* _DIRECTION_
Skip the images and return the records below exactly.

+++ INFORMATION GIVEN +++

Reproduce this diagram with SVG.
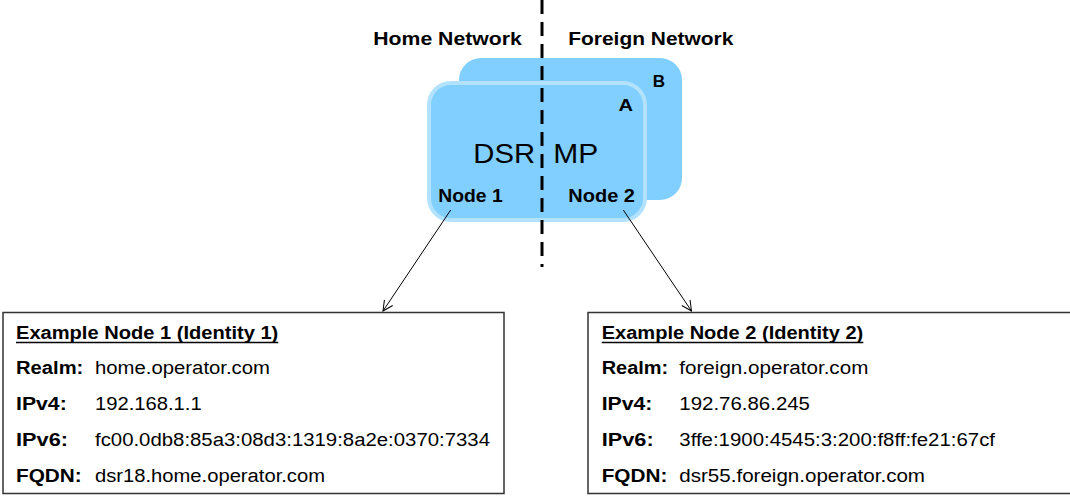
<svg xmlns="http://www.w3.org/2000/svg" width="1070" height="496" viewBox="0 0 1070 496">
<defs>
<style>
.t{font-family:"Liberation Sans",Arial,sans-serif;fill:#000}
.b{font-weight:bold}
.hd{font-size:19px;font-weight:bold}
.big{font-size:28px}
.lbl{font-size:16px;font-weight:bold}
.nd{font-size:18px;font-weight:bold}
.bx{font-size:18px}
.card{fill:#80CFFF}
.box{fill:#fff;stroke:#333;stroke-width:1.5}
.conn{stroke:#000;stroke-width:1;fill:none}
</style>
<marker id="arr" viewBox="0 0 12 12" refX="11" refY="6" markerWidth="12" markerHeight="12" markerUnits="userSpaceOnUse" orient="auto">
<path d="M1,1 L11,6 L1,11" fill="none" stroke="#000" stroke-width="1"/>
</marker>
</defs>
<rect width="1070" height="496" fill="#fff"/>
<g id="dsr-mp">
<rect id="card-b" class="card" x="459" y="58" width="223" height="142" rx="22"/>
<rect id="card-a" class="card" x="429" y="83" width="216" height="137" rx="22" stroke="#B3E2FF" stroke-width="4"/>
<text class="t lbl" x="652.7" y="87" textLength="12.3" lengthAdjust="spacingAndGlyphs">B</text>
<text class="t lbl" x="618.5" y="111" textLength="14.5" lengthAdjust="spacingAndGlyphs">A</text>
<text class="t big" x="473.3" y="163" textLength="61.7" lengthAdjust="spacingAndGlyphs">DSR</text>
<text class="t big" x="553.3" y="163" textLength="45" lengthAdjust="spacingAndGlyphs">MP</text>
<text class="t nd" x="438.3" y="201.5" textLength="64.4" lengthAdjust="spacingAndGlyphs">Node 1</text>
<text class="t nd" x="568.3" y="201.5" textLength="66.7" lengthAdjust="spacingAndGlyphs">Node 2</text>
</g>
<g id="network-labels">
<text class="t hd" x="373.3" y="45" textLength="148.4" lengthAdjust="spacingAndGlyphs">Home Network</text>
<text class="t hd" x="568.3" y="45" textLength="165" lengthAdjust="spacingAndGlyphs">Foreign Network</text>
</g>
<g id="connectors">
<line x1="542" y1="0" x2="542" y2="267" stroke="#000" stroke-width="3" stroke-dasharray="14,8"/>
<line class="conn" x1="450.7" y1="210" x2="383" y2="311" marker-end="url(#arr)"/>
<line class="conn" x1="623.3" y1="210" x2="691.5" y2="311" marker-end="url(#arr)"/>
</g>
<g id="node1-box">
<rect class="box" x="3" y="312.5" width="501" height="181"/>
<text class="t bx b" x="16" y="339" textLength="262.3" lengthAdjust="spacingAndGlyphs">Example Node 1 (Identity 1)</text>
<line x1="16" y1="342.5" x2="278.3" y2="342.5" stroke="#000" stroke-width="1.5"/>
<text class="t bx b" x="16" y="374" textLength="67.3" lengthAdjust="spacingAndGlyphs">Realm:</text>
<text class="t bx" x="95" y="374" textLength="175" lengthAdjust="spacingAndGlyphs">home.operator.com</text>
<text class="t bx b" x="16" y="410" textLength="50.7" lengthAdjust="spacingAndGlyphs">IPv4:</text>
<text class="t bx" x="95" y="410" textLength="106.7" lengthAdjust="spacingAndGlyphs">192.168.1.1</text>
<text class="t bx b" x="16" y="446" textLength="52" lengthAdjust="spacingAndGlyphs">IPv6:</text>
<text class="t bx" x="95" y="446" textLength="395" lengthAdjust="spacingAndGlyphs">fc00.0db8:85a3:08d3:1319:8a2e:0370:7334</text>
<text class="t bx b" x="16" y="482" textLength="65.7" lengthAdjust="spacingAndGlyphs">FQDN:</text>
<text class="t bx" x="95" y="482" textLength="230" lengthAdjust="spacingAndGlyphs">dsr18.home.operator.com</text>
</g>
<g id="node2-box">
<rect class="box" x="588" y="312.5" width="490" height="181"/>
<text class="t bx b" x="601.7" y="339" textLength="261.6" lengthAdjust="spacingAndGlyphs">Example Node 2 (Identity 2)</text>
<line x1="601.7" y1="342.5" x2="863.3" y2="342.5" stroke="#000" stroke-width="1.5"/>
<text class="t bx b" x="601.7" y="374" textLength="66.6" lengthAdjust="spacingAndGlyphs">Realm:</text>
<text class="t bx" x="679.3" y="374" textLength="189" lengthAdjust="spacingAndGlyphs">foreign.operator.com</text>
<text class="t bx b" x="601.7" y="410" textLength="50.7" lengthAdjust="spacingAndGlyphs">IPv4:</text>
<text class="t bx" x="679.3" y="410" textLength="130.7" lengthAdjust="spacingAndGlyphs">192.76.86.245</text>
<text class="t bx b" x="601.7" y="446" textLength="52" lengthAdjust="spacingAndGlyphs">IPv6:</text>
<text class="t bx" x="679.3" y="446" textLength="315.7" lengthAdjust="spacingAndGlyphs">3ffe:1900:4545:3:200:f8ff:fe21:67cf</text>
<text class="t bx b" x="601.7" y="482" textLength="65.7" lengthAdjust="spacingAndGlyphs">FQDN:</text>
<text class="t bx" x="679.3" y="482" textLength="245.7" lengthAdjust="spacingAndGlyphs">dsr55.foreign.operator.com</text>
</g>
</svg>
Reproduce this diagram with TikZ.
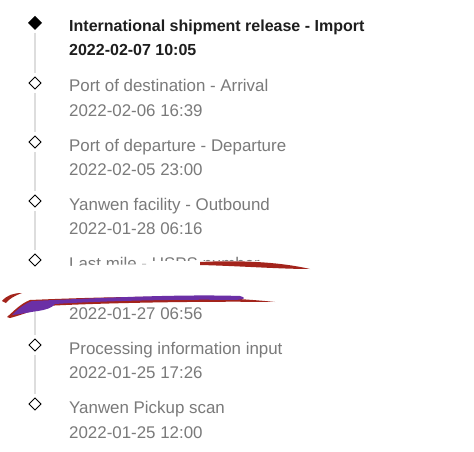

+++

* _RESPONSE BELOW_
Reproduce this diagram with SVG.
<svg xmlns="http://www.w3.org/2000/svg" width="1070" height="496" viewBox="0 0 1070 496">
<defs>
<style>
.t{font-family:"Liberation Sans",Arial,sans-serif;fill:#000}
.b{font-weight:bold}
.hd{font-size:19px;font-weight:bold}
.big{font-size:28px}
.lbl{font-size:16px;font-weight:bold}
.nd{font-size:18px;font-weight:bold}
.bx{font-size:18px}
.card{fill:#80CFFF}
.box{fill:#fff;stroke:#333;stroke-width:1.5}
.conn{stroke:#000;stroke-width:1;fill:none}
</style>
<marker id="arr" viewBox="0 0 12 12" refX="11" refY="6" markerWidth="12" markerHeight="12" markerUnits="userSpaceOnUse" orient="auto">
<path d="M1,1 L11,6 L1,11" fill="none" stroke="#000" stroke-width="1"/>
</marker>
</defs>
<rect width="1070" height="496" fill="#fff"/>
<g id="dsr-mp">
<rect id="card-b" class="card" x="459" y="58" width="223" height="142" rx="22"/>
<rect id="card-a" class="card" x="429" y="83" width="216" height="137" rx="22" stroke="#B3E2FF" stroke-width="4"/>
<text class="t lbl" x="652.7" y="87" textLength="12.3" lengthAdjust="spacingAndGlyphs">B</text>
<text class="t lbl" x="618.5" y="111" textLength="14.5" lengthAdjust="spacingAndGlyphs">A</text>
<text class="t big" x="473.3" y="163" textLength="61.7" lengthAdjust="spacingAndGlyphs">DSR</text>
<text class="t big" x="553.3" y="163" textLength="45" lengthAdjust="spacingAndGlyphs">MP</text>
<text class="t nd" x="438.3" y="201.5" textLength="64.4" lengthAdjust="spacingAndGlyphs">Node 1</text>
<text class="t nd" x="568.3" y="201.5" textLength="66.7" lengthAdjust="spacingAndGlyphs">Node 2</text>
</g>
<g id="network-labels">
<text class="t hd" x="373.3" y="45" textLength="148.4" lengthAdjust="spacingAndGlyphs">Home Network</text>
<text class="t hd" x="568.3" y="45" textLength="165" lengthAdjust="spacingAndGlyphs">Foreign Network</text>
</g>
<g id="connectors">
<line x1="542" y1="0" x2="542" y2="267" stroke="#000" stroke-width="3" stroke-dasharray="14,8"/>
<line class="conn" x1="450.7" y1="210" x2="383" y2="311" marker-end="url(#arr)"/>
<line class="conn" x1="623.3" y1="210" x2="691.5" y2="311" marker-end="url(#arr)"/>
</g>
<g id="node1-box">
<rect class="box" x="3" y="312.5" width="501" height="181"/>
<text class="t bx b" x="16" y="339" textLength="262.3" lengthAdjust="spacingAndGlyphs">Example Node 1 (Identity 1)</text>
<line x1="16" y1="342.5" x2="278.3" y2="342.5" stroke="#000" stroke-width="1.5"/>
<text class="t bx b" x="16" y="374" textLength="67.3" lengthAdjust="spacingAndGlyphs">Realm:</text>
<text class="t bx" x="95" y="374" textLength="175" lengthAdjust="spacingAndGlyphs">home.operator.com</text>
<text class="t bx b" x="16" y="410" textLength="50.7" lengthAdjust="spacingAndGlyphs">IPv4:</text>
<text class="t bx" x="95" y="410" textLength="106.7" lengthAdjust="spacingAndGlyphs">192.168.1.1</text>
<text class="t bx b" x="16" y="446" textLength="52" lengthAdjust="spacingAndGlyphs">IPv6:</text>
<text class="t bx" x="95" y="446" textLength="395" lengthAdjust="spacingAndGlyphs">fc00.0db8:85a3:08d3:1319:8a2e:0370:7334</text>
<text class="t bx b" x="16" y="482" textLength="65.7" lengthAdjust="spacingAndGlyphs">FQDN:</text>
<text class="t bx" x="95" y="482" textLength="230" lengthAdjust="spacingAndGlyphs">dsr18.home.operator.com</text>
</g>
<g id="node2-box">
<rect class="box" x="588" y="312.5" width="490" height="181"/>
<text class="t bx b" x="601.7" y="339" textLength="261.6" lengthAdjust="spacingAndGlyphs">Example Node 2 (Identity 2)</text>
<line x1="601.7" y1="342.5" x2="863.3" y2="342.5" stroke="#000" stroke-width="1.5"/>
<text class="t bx b" x="601.7" y="374" textLength="66.6" lengthAdjust="spacingAndGlyphs">Realm:</text>
<text class="t bx" x="679.3" y="374" textLength="189" lengthAdjust="spacingAndGlyphs">foreign.operator.com</text>
<text class="t bx b" x="601.7" y="410" textLength="50.7" lengthAdjust="spacingAndGlyphs">IPv4:</text>
<text class="t bx" x="679.3" y="410" textLength="130.7" lengthAdjust="spacingAndGlyphs">192.76.86.245</text>
<text class="t bx b" x="601.7" y="446" textLength="52" lengthAdjust="spacingAndGlyphs">IPv6:</text>
<text class="t bx" x="679.3" y="446" textLength="315.7" lengthAdjust="spacingAndGlyphs">3ffe:1900:4545:3:200:f8ff:fe21:67cf</text>
<text class="t bx b" x="601.7" y="482" textLength="65.7" lengthAdjust="spacingAndGlyphs">FQDN:</text>
<text class="t bx" x="679.3" y="482" textLength="245.7" lengthAdjust="spacingAndGlyphs">dsr55.foreign.operator.com</text>
</g>
</svg>
Reproduce this diagram with TikZ.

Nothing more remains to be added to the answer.